Serving the Quantitative Finance Community

 
User avatar
suigeneris
Topic Author
Posts: 2
Joined: January 5th, 2015, 8:35 pm

Which online course to take?

January 6th, 2015, 10:43 am

Howdy all,I'm a long-time lurker starting a fixed-term postdoc soon. My exit from academia is on the horizon and finance is a field I want to explore now. I applied to 3 or 4 quant jobs after my defense but I was not prepared. I've allotted time for one online course; two that start in Jan/Feb caught my attention:https://www.edx.org/course/pricing-opti ... pricingAny thoughts on which of these might be better? Or is there another course you'd recommend? (The constraints of a "class"---deadlines and such---motivate me, so the EdX/Coursera format is best.)
 
User avatar
BramJ
Posts: 1
Joined: January 10th, 2006, 2:01 pm

Which online course to take?

January 6th, 2015, 1:26 pm

Better for what? Getting into finance? What kind of finance do you want to be in? The courses you mention are so different that if you have a basic idea what finance is about, you should be able to tell the difference between the type of content between the two and know which one interests you.
 
User avatar
suigeneris
Topic Author
Posts: 2
Joined: January 5th, 2015, 8:35 pm

Which online course to take?

January 6th, 2015, 3:21 pm

Thanks for your response. Better in terms of quality (mostly). I've taken 2 non-finance courses; 1 was terrible, 1 was good.
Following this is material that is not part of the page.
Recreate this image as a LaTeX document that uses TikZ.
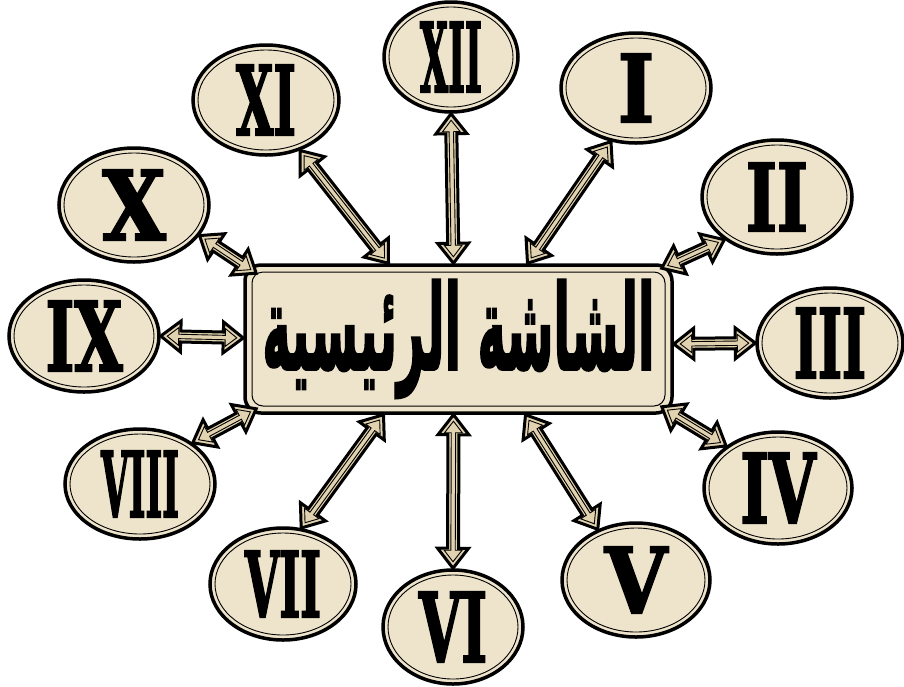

I just need a place to start, so I'll still enjoy a high-quality course on a topic I won't pursue professionally. I don't know the answer to your remaining questions---what's "basic" in your mind? My eyes glaze over when I read the jargon here.I understand that the applications are different---the EdX one is derivatives, the Coursera one seems more general---but how different are the underlying principles?
 
User avatar
BramJ
Posts: 1
Joined: January 10th, 2006, 2:01 pm

Which online course to take?

January 6th, 2015, 8:37 pm

If none of the terms mean anything to you, you're probably better off doing the "asset pricing" course. Personally, I find the topic a bit boring and not very useful, it will/should provide you with a much broader overview of a lot of different things that are being done in finance (especially if you also do part 2 of the course). The mathematical models course might be more interesting in terms of content, but the risk is there that you cannot contextualize it.Disclaimer: haven't done either of the courses, but I've had courses on both topics when I was in university
 
User avatar
bearish
Posts: 5906
Joined: February 3rd, 2011, 2:19 pm

Which online course to take?

January 6th, 2015, 10:56 pm

Cochrane's course is likely to be both easier to follow and more broadly applicable. His text book on asset pricing is the standard, and even his research papers are generally fairly accessible, without in any way being "easy" (he is a recent past president of the American Finance Association, and very high in the macro finance/asset pricing pecking order these days). I have only seen research papers and presentations from Cvitanic, but his primary background is from very difficult areas of math finance, and his natural habitat is a bit further away from what he is teaching in this course. Of course, as BramJ was implicitly alluding to, if you want to become a derivatives quant then this would be the more useful course. But it sounds like you have a bit more research to do before you can address that decision head on...
 
User avatar
suigeneris
Topic Author
Posts: 2
Joined: January 5th, 2015, 8:35 pm

Which online course to take?

January 7th, 2015, 10:10 am

Excellent information. Cochrane's course it is. I will do more research; my background and interest are in the more difficult math/statistics, but gotta start somewhere. Thanks!
Last edited by suigeneris on January 6th, 2015, 11:00 pm, edited 1 time in total.